▶ [Given request]: Your task is to copy the stretch of lines in the records below that begins with the line containing "Recreate this image" and ends with the line containing "import plotly.graph_objects as go", exactly as written, with nothing added.

▶ [Supplied material]:
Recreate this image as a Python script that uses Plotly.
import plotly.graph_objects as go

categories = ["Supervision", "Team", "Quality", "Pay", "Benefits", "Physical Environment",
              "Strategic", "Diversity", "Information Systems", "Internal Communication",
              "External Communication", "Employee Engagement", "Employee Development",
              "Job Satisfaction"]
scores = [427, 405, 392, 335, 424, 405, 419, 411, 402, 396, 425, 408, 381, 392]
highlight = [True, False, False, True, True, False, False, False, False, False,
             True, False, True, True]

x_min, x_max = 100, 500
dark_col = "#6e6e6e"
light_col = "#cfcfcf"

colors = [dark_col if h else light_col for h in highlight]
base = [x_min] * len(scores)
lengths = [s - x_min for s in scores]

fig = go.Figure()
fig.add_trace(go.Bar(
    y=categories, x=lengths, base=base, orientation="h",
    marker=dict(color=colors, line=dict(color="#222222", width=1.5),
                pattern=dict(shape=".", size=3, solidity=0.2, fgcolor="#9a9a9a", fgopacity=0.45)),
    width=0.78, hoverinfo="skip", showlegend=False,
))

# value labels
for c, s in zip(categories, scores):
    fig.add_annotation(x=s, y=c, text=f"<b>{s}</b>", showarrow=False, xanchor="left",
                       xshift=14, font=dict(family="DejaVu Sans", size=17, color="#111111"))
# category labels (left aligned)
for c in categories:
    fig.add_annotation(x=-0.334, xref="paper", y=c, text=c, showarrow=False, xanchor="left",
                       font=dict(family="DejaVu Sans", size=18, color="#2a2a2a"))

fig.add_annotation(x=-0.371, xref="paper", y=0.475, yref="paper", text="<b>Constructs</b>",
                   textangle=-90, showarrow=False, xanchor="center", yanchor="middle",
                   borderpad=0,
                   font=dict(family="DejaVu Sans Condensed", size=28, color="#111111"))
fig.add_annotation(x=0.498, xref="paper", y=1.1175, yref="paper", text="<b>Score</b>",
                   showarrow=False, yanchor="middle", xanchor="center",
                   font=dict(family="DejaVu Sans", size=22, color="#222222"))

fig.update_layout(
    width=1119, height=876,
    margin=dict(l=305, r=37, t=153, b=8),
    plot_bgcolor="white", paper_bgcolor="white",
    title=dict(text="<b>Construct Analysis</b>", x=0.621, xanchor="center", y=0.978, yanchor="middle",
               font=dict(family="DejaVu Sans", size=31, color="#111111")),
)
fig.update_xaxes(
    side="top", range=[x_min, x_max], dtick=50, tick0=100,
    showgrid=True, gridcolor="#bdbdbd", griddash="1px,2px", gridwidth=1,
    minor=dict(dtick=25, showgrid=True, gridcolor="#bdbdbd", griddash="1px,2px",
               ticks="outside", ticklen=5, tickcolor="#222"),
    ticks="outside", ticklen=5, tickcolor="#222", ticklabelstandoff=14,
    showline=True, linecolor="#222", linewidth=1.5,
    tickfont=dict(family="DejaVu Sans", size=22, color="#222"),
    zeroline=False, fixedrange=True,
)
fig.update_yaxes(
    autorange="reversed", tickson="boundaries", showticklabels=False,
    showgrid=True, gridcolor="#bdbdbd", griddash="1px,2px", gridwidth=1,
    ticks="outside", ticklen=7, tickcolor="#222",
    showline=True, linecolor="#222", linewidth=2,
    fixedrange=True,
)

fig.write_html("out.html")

* * *

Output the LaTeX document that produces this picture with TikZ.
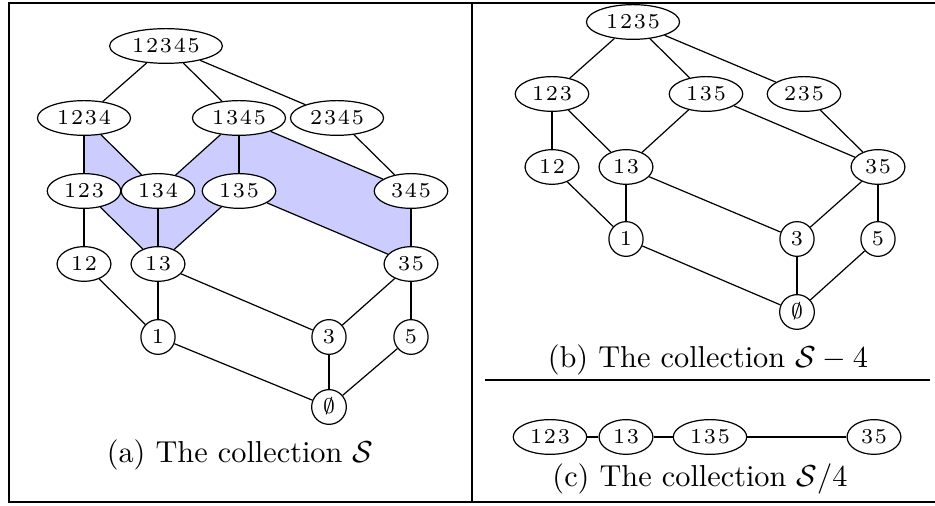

▶ [Exercise solution]:
Recreate this image as a Python script that uses Plotly.
import plotly.graph_objects as go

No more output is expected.